With Stile's automated feedback, your students don't have to wait for feedback. As soon as they hand in a task, they automatically receive feedback on their work wherever automatic feedback has been set.
Combined with the ability to take back work with non-assessed work, this enables students to have more autonomy in their learning.
By default, automated feedback has been set in all multiple choice questions in Stile Science lessons for positive responses, as positive feedback is said to be more effective at this stage of the learning process (first exposure.
How do I add it?
Within your Lesson, simply edit an existing multiple choice question and type into the coloured bubbles to enter your feedback. Links will automatically hyperlink.
You can also create your own multiple choice questions. As soon as you start typing an option in an answer box, a bubble pops up right under the answer box. Again, just type into the bubble to set the feedback.
It's also possible to add automated feedback to interactive canvas (drag and drop) questions. See this article for more info.
When do students see the feedback?
For non-assessed lessons (the default for all lessons in Stile), automated feedback appears as soon as students press the ‘I’m finished, show my teacher’ button.
They can scroll through the lesson to view automated feedback immediately and, unless it's past the due date, take back their work to have another go.
If you want students to see the correct answers, you can release them in the Markbook, either individually at the bottom of each student's submission:
Or for the whole class:
Automated feedback shows up with assessed lessons as well. However, it will not display until you have released feedback to your students. That way, they won’t be able to share the feedback received with each other before everyone has completed the assessment.
Does the library keep the feedback stored?
It does indeed!
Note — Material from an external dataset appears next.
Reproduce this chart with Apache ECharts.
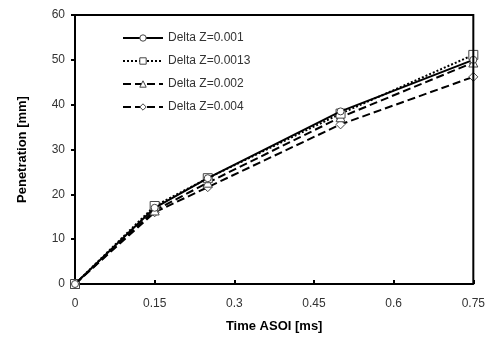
<!DOCTYPE html>
<html>
<head>
<meta charset="utf-8">
<script src="https://cdn.jsdelivr.net/npm/echarts@6/dist/echarts.min.js"></script>
<style>
  html, body { margin: 0; padding: 0; background: #fff; }
  #chart { width: 488px; height: 347px; }
</style>
</head>
<body>
<div id="chart"></div>
<script>
// time after start of injection [ms]
const times = [0, 0.15, 0.25, 0.5, 0.75];
const seriesNames = ["Delta Z=0.001", "Delta Z=0.0013", "Delta Z=0.002", "Delta Z=0.004"];
const dz0001 = [0, 17.0, 23.6, 38.5, 50.0];
const dz00013 = [0, 17.4, 23.6, 38.0, 51.1];
const dz0002 = [0, 16.4, 22.6, 37.2, 49.4];
const dz0004 = [0, 16.0, 21.6, 35.6, 46.2];
const yTicks = [0, 10, 20, 30, 40, 50, 60];
const xTicks = [0, 0.15, 0.3, 0.45, 0.6, 0.75];

const lineTypes = ["solid", "dotted", "dashed", "dashed"];
const symbols = ["circle", "rect", "triangle", "diamond"];
const values = [dz0001, dz00013, dz0002, dz0004];

const chart = echarts.init(document.getElementById("chart"));

const font = "Liberation Sans, Arial, sans-serif";

chart.setOption({
  animation: false,
  textStyle: { fontFamily: font },
  grid: { left: 75, right: 10, top: 15, bottom: 63 },
  legend: {
    orient: "vertical",
    left: 117,
    top: 27,
    itemWidth: 40,
    itemHeight: 8,
    itemGap: 11,
    itemStyle: { color: "#fff", borderColor: "#444", borderWidth: 1 },
    textStyle: { fontSize: 12, color: "#333", fontFamily: font },
    data: seriesNames,
  },
  xAxis: {
    type: "value",
    min: 0,
    max: 0.75,
    interval: 0.15,
    name: "Time ASOI [ms]",
    nameLocation: "middle",
    nameGap: 36,
    nameTextStyle: { fontWeight: "bold", fontSize: 13, color: "#000" },
    axisLine: { lineStyle: { color: "#000", width: 2 } },
    axisTick: { inside: true, length: 4, lineStyle: { color: "#000", width: 2 } },
    axisLabel: {
      margin: 14,
      color: "#333",
      fontSize: 12,
      formatter: (v) => (xTicks.includes(+v.toFixed(2)) ? String(+v.toFixed(2)) : ""),
    },
    splitLine: { show: false },
  },
  yAxis: {
    type: "value",
    min: 0,
    max: 60,
    interval: 10,
    name: "Penetration [mm]",
    nameLocation: "middle",
    nameGap: 46,
    nameTextStyle: { fontWeight: "bold", fontSize: 13, color: "#000" },
    axisLine: { lineStyle: { color: "#000", width: 2 } },
    axisTick: { length: 4, lineStyle: { color: "#000", width: 2 } },
    axisLabel: {
      margin: 10,
      color: "#333",
      fontSize: 12,
      formatter: (v) => (yTicks.includes(v) ? String(v) : ""),
    },
    splitLine: { show: false },
  },
  series: seriesNames.map((name, i) => ({
    name: name,
    type: "line",
    data: times.map((t, j) => [t, values[i][j]]),
    symbol: symbols[i],
    symbolSize: i === 0 ? 7 : 9,
    showAllSymbol: true,
    lineStyle: { color: "#000", width: 2, type: lineTypes[i] },
    itemStyle: { color: "#fff", borderColor: "#444", borderWidth: 1 },
    z: 4 - i,
  })),
});

// frame on the top and right of the plot area
const g = chart.getModel().getComponent("grid").coordinateSystem.getRect();
chart.setOption({
  graphic: [
    {
      type: "polyline",
      shape: { points: [[g.x, g.y], [g.x + g.width, g.y], [g.x + g.width, g.y + g.height]] },
      style: { stroke: "#000", lineWidth: 2, fill: null },
      z: 10,
    },
  ],
});
</script>
</body>
</html>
As a result, this makes sharing lessons with your co-teachers even more powerful because you’re not only lightening your own workload when creating automated feedback, you’re also making life easier for your colleagues. Also, the original author’s intent is preserved, something that’s not always the case when sharing exercises.
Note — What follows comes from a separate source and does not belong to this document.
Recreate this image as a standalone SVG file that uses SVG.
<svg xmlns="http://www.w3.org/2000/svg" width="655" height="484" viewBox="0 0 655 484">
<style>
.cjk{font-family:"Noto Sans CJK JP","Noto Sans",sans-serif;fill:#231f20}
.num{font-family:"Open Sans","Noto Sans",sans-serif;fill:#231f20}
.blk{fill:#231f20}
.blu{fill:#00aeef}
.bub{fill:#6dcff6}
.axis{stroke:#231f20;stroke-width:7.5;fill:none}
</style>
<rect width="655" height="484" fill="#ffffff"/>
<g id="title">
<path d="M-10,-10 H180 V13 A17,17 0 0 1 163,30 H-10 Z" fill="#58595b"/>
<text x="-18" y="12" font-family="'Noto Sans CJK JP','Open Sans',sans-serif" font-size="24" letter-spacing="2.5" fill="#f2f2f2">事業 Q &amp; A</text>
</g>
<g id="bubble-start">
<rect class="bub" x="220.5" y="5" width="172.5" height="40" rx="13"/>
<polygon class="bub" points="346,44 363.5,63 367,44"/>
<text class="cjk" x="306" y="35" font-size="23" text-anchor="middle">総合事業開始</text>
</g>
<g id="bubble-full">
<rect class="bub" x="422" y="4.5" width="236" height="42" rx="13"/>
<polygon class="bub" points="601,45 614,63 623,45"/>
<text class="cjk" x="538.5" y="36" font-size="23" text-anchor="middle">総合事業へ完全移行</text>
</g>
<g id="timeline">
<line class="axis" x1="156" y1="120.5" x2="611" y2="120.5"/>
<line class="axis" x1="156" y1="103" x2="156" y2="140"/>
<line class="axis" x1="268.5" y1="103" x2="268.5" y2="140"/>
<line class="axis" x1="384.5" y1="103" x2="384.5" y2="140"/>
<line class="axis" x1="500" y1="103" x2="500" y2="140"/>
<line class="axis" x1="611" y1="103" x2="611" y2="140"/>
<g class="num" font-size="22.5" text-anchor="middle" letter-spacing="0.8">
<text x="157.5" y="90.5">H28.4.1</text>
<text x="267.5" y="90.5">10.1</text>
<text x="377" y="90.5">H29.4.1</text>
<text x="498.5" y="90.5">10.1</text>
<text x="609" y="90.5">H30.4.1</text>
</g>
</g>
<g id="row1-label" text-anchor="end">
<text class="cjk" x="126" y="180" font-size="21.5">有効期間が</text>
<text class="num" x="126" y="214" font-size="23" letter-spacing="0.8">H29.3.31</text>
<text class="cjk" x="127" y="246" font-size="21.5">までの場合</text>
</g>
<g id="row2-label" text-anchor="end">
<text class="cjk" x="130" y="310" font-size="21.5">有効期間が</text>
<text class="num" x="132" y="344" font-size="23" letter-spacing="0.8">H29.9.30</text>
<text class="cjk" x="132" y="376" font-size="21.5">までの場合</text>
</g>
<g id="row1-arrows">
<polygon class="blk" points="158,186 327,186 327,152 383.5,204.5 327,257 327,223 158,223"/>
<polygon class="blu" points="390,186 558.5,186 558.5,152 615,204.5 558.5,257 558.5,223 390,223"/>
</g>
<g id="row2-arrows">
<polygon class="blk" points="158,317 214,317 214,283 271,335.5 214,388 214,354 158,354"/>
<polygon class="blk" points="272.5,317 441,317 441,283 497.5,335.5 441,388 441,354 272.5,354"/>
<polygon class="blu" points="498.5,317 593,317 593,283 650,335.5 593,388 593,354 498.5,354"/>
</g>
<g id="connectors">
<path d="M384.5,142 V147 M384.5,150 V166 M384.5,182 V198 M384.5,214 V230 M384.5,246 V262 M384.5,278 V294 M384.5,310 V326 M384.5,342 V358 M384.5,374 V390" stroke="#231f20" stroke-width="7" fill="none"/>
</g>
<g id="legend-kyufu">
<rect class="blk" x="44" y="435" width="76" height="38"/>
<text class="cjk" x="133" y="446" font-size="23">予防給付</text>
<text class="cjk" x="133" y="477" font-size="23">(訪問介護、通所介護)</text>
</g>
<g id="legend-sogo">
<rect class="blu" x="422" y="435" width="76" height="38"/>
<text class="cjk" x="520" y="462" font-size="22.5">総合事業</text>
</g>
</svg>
What should I write for automatic feedback?
Here are three tips for adding feedback:
- Think about why your students would have chosen that particular answer.
- If the answer is incorrect, explain why and maybe link to a reference where they could find the correct answer. Don't tell them the correct answer though, so they can have another go when you ask for a resubmission.
- If the answer is correct, explain why it is correct. They could have just guessed the answer, and it's also useful to confirm.